What you are asked to do ::
Exactly reproduce the lines that run from the one containing "Give me the" through the one containing "from matplotlib.patches import Rectangle", ends included, with no pictures.

Dataset records ::
-=-=-
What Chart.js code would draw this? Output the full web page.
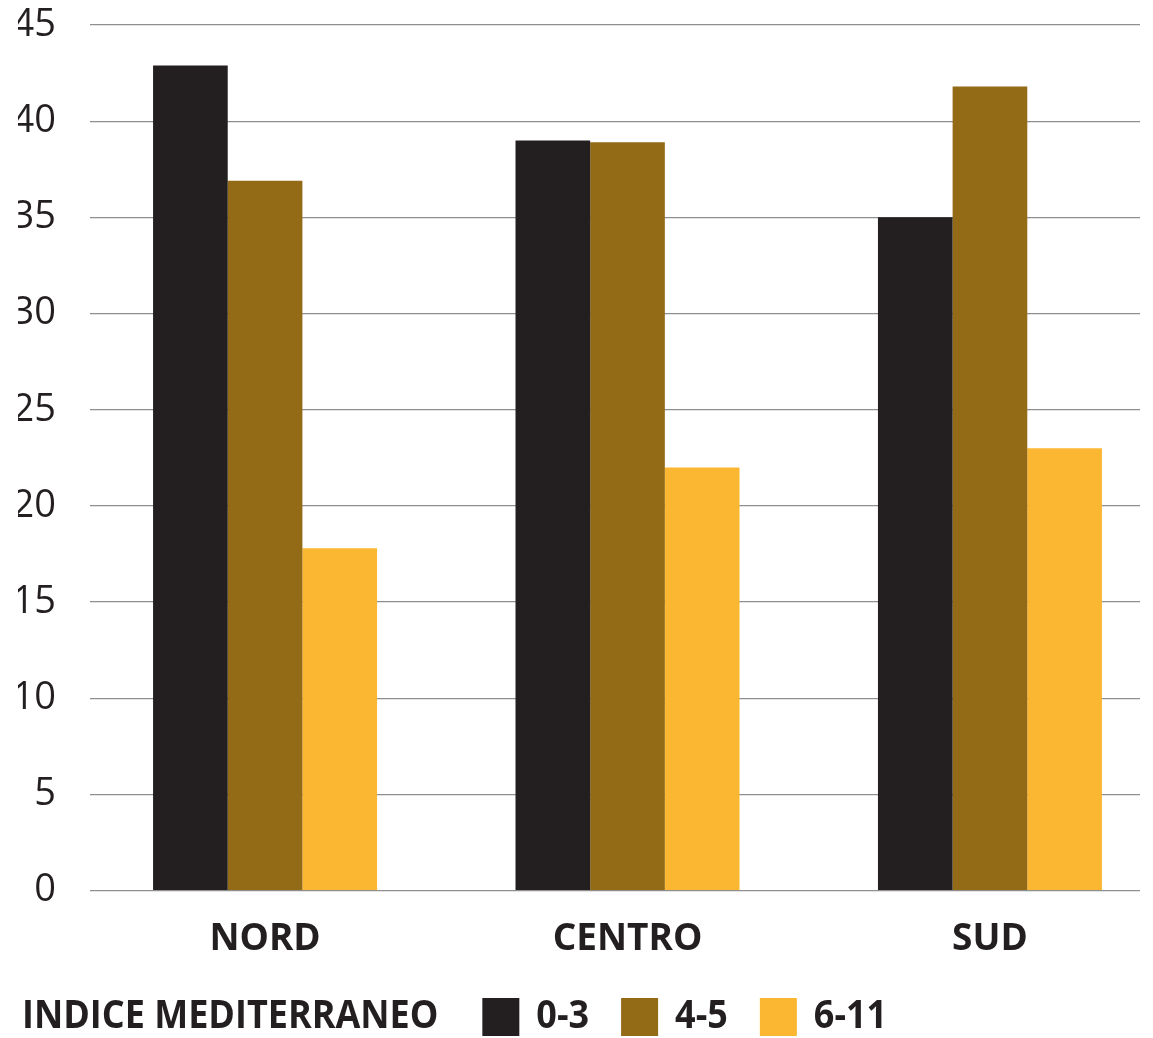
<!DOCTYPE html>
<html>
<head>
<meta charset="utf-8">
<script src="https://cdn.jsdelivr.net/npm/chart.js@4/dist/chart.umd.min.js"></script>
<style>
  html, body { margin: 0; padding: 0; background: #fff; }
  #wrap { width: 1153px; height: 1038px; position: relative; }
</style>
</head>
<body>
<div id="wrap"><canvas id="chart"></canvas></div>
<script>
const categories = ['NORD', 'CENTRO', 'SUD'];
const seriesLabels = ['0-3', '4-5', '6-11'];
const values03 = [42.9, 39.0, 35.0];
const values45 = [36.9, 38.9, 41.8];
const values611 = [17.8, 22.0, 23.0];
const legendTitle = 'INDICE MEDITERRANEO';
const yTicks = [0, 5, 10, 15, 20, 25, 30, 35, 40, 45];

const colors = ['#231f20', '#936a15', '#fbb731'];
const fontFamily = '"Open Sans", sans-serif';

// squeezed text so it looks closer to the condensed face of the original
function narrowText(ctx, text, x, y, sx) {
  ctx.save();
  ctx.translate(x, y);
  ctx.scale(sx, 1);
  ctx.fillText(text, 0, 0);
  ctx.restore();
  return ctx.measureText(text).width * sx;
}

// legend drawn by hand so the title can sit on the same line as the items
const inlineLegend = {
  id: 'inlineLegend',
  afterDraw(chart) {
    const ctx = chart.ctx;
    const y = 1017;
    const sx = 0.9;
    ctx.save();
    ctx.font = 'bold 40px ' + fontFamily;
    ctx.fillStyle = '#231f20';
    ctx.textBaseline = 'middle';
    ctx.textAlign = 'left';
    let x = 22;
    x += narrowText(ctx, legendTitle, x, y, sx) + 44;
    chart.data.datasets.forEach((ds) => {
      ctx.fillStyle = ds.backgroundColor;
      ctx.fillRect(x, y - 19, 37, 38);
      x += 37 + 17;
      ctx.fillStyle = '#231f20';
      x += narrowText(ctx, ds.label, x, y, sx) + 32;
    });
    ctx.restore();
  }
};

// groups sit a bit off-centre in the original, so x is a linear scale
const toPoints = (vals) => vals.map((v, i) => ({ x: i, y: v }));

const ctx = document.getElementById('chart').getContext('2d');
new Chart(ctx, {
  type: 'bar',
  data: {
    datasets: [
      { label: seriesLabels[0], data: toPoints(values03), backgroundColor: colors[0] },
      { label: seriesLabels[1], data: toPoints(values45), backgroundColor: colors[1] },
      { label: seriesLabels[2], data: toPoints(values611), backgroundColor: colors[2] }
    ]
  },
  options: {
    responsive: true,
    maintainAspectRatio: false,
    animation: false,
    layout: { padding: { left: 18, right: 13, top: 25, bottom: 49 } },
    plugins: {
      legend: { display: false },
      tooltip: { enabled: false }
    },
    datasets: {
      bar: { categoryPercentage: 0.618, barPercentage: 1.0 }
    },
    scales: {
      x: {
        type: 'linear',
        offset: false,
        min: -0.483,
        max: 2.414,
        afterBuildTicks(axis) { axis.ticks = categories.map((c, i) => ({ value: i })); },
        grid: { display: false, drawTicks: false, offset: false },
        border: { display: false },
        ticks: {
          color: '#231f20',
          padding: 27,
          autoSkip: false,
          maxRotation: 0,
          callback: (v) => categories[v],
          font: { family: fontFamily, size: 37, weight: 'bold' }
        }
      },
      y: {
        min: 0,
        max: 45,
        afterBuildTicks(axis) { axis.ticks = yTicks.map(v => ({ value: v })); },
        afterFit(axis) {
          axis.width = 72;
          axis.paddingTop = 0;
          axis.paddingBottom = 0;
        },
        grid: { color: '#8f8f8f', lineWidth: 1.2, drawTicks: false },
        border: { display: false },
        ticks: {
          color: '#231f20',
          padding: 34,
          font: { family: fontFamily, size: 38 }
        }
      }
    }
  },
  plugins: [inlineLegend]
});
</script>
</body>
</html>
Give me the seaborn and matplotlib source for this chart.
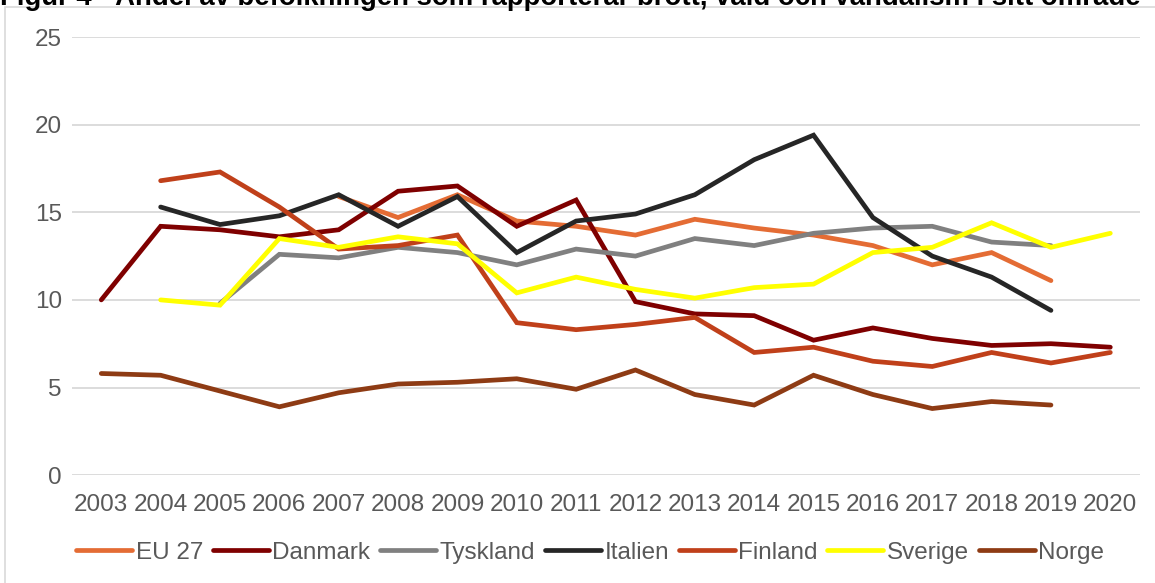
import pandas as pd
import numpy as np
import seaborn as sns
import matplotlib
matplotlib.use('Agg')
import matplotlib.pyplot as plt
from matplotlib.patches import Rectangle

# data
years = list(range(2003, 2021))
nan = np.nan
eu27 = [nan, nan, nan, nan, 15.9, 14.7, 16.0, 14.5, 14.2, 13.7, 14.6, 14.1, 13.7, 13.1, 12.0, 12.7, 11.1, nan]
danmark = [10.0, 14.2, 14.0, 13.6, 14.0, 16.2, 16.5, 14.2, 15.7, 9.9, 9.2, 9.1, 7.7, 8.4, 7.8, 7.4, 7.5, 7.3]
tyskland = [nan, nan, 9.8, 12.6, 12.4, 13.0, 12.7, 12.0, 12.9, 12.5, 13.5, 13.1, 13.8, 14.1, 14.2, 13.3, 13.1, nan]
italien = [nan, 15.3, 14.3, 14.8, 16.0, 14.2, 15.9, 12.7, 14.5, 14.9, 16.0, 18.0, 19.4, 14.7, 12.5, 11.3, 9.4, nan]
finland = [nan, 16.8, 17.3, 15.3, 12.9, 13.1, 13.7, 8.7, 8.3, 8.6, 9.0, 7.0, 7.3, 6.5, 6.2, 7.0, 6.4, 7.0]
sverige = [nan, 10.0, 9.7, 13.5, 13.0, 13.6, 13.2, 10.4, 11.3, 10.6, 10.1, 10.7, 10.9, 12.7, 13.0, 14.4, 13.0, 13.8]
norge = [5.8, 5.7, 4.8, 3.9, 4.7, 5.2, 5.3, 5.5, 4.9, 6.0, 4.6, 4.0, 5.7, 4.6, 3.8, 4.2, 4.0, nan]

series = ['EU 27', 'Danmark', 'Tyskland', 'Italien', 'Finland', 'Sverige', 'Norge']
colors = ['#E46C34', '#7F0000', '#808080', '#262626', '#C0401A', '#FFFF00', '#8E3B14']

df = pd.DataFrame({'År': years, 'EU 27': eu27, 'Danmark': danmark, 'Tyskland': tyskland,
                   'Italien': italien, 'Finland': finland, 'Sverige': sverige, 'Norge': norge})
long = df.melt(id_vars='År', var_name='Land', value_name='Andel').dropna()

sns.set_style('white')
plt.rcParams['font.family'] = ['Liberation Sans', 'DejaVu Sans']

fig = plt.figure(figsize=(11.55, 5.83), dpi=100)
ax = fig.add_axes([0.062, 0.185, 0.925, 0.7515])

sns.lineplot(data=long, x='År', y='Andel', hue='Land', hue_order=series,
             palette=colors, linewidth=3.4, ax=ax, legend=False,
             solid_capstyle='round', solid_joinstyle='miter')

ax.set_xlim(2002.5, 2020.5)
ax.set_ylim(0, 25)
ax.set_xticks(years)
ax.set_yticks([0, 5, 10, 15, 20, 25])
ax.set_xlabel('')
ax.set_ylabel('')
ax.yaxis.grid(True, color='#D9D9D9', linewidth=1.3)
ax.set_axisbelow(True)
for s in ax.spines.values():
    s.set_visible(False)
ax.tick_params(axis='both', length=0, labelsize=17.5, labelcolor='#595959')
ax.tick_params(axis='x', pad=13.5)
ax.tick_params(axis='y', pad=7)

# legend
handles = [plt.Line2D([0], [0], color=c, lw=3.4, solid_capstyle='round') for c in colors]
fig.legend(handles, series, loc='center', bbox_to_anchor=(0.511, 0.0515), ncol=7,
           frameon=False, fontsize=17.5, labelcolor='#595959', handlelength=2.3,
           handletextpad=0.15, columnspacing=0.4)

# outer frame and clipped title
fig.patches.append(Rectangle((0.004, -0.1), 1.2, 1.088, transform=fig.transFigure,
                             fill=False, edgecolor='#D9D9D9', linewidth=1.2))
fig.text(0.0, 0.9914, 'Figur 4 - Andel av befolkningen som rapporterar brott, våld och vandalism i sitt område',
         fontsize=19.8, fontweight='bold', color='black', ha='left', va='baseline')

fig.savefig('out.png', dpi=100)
-=-=-
Full response ::
Give me the seaborn and matplotlib source for this chart.
import pandas as pd
import numpy as np
import seaborn as sns
import matplotlib
matplotlib.use('Agg')
import matplotlib.pyplot as plt
from matplotlib.patches import Rectangle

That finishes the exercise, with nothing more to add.